Organizations are drowning in data but starving for insights. All business stakeholders are looking to maximize the utility of their data assets. Data catalogs are a powerful tool that can help businesses on their journey to good data governance. With powerful functionalities that can speed up data discovery, automate actions, provide insight and help ship analytics, data catalogs are setting the gold standard in the data management category. Modern data catalogs must contain five critical pieces of information. Continue reading to find out.
All companies are data companies. Whether it be a large multinational giant like Apple or Microsoft or a small Tailor selling his cloth work, each one of them is in the business of data creation, interpretation, utilization, and management. Decision-makers in companies today face a new challenge – How do they use their significant data assets to gain insight and drive data-driven decisions? In a competitive market, one with proprietary information has the upper hand. Then, how exactly do data leaders achieve their goals? There are numerous ways. They could establish a robust data governance program, build or purchase tools and software, hire a dedicated data team, or even leverage third-party or syndicated services. With all of these possible solutions offering different capabilities, how do leaders decide which one is right for them?
Similarly, those professionals who live and breathe data daily understand the everyday frustrations and bottlenecks they face when working on any data project. Listed below are some of the most common complaints from data analysts, engineers, and scientists:
- Slow speed of data discovery
- Lack of visibility into data assets and lineage
- Insufficient understanding of underlying data and key metrics
- Incomplete and inconsistent data
- No metadata management guidelines
Solutions to these problems are often more straightforward than they seem, provided that the right tools are utilized.
What if a single tool could address all their business requirements in a seamless, easy-to-use solution? One of the most powerful tools businesses can leverage is modern data catalogs. A Gartner report describes Data Catalogs as the new black in Data management and analytics.
But, what are modern data catalogs?
To start, data catalogs are tools that organize and inventory all data assets in their organization while providing descriptive information, insight, and transparency. When combined with powerful artificial intelligence functionalities, Modern AI-driven augmented data catalogs are part of these solutions, automating metadata discovery, ingestion, translation, enrichment, and the creation of semantic relationships between metadata. To put it simply, they are much more powerful and robust versions of the same data catalog that we know and use.

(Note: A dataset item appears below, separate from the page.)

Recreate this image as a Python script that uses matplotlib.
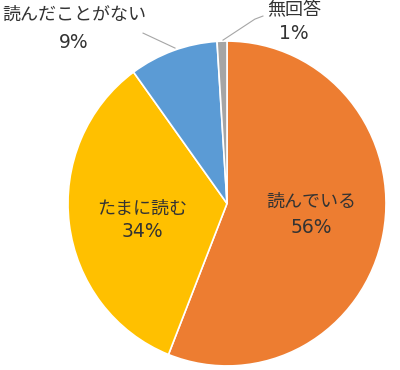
import matplotlib
matplotlib.use("Agg")
import matplotlib.pyplot as plt
import numpy as np

plt.rcParams['font.family'] = ['Noto Sans CJK JP', 'DejaVu Sans']

# data
labels = ["読んでいる", "たまに読む", "読んだことがない", "無回答"]
values = [56, 34, 9, 1]
colors = ["#ED7D31", "#FFC000", "#5B9BD5", "#A5A5A5"]

fig = plt.figure(figsize=(4.0, 3.7), dpi=100)
ax = fig.add_axes([0.17, 0.011, 0.795, 0.878])

wedges, _ = ax.pie(values, colors=colors, startangle=90, counterclock=False,
                   radius=1.0, wedgeprops=dict(edgecolor="white", linewidth=1.2))
ax.set_xlim(-1, 1)
ax.set_ylim(-1, 1)
ax.set_aspect("auto")

name_kw = dict(fontsize=13, color="#333333", ha="center", va="center")
pct_kw = dict(fontsize=13.5, color="#333333", ha="center", va="center",
              family=["DejaVu Sans"])


def put_label(x, y_name, y_pct, i):
    ax.text(x, y_name, labels[i], clip_on=False, **name_kw)
    ax.text(x, y_pct, f"{values[i]}%", clip_on=False, **pct_kw)


# labels inside the big slices
put_label(0.53, 0.01, -0.145, 0)
put_label(-0.535, -0.03, -0.175, 1)

# outside labels with leader lines
put_label(-0.962, 1.16, 0.994, 2)
put_label(0.42, 1.19, 1.049, 3)
ax.plot([-0.327, -0.528], [0.957, 1.049], color="#A6A6A6", lw=0.8, clip_on=False)
ax.plot([-0.025, 0.175, 0.226], [1.006, 1.135, 1.154], color="#A6A6A6", lw=0.8,
        clip_on=False)

fig.savefig("out.png", dpi=100)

Let’s review the top 3 features that modern data catalogs must contain:
1. Automation and ML/AI
Modern catalogs should have the ability to automatically Scan your databases, data lakes, BI Reports, and applications. They should be able to seamlessly harvests the metadata, profile the data, classify it on multiple characteristics, link it to other data and to other data domains. Many catalogs contain AI-enabled classification algorithms that will automatically connect the physical data elements to the glossary terms and recommend enrichments to the business glossary. Making data cleansing easier by semantically tagging data and inferring relationships helps data analysts and scientists immensely. Lastly, a modern data catalog must be able to recommend the data quality rules automatically. It can check for unexpected schema, quality, volume, and distribution of data.
2. Active metadata
Active metadata is essential to keep a Modern data catalog refreshed. Active metadata is Machine learning augmented metadata that enables actionable insight from metadata. Active data has powerful benefits, including Automatic metadata harvesting, data classification, and prioritization. Lean governance tailored to business needs is easily achievable through dynamic metadata.
3. Crowd-sourcing curation of catalog
When selecting a data catalog, it is essential to be part of a passionate and widespread adoption community that helps build and review the tool that they use. Having peers that not only consume the same tool but also contribute to the catalog directly helps to make the user experience even better. Building applications and reports that are available for other users to consume ensures that the tool and community grow.
To sum up, modern data catalogs are potent tools that can help accelerate the journey to good data management.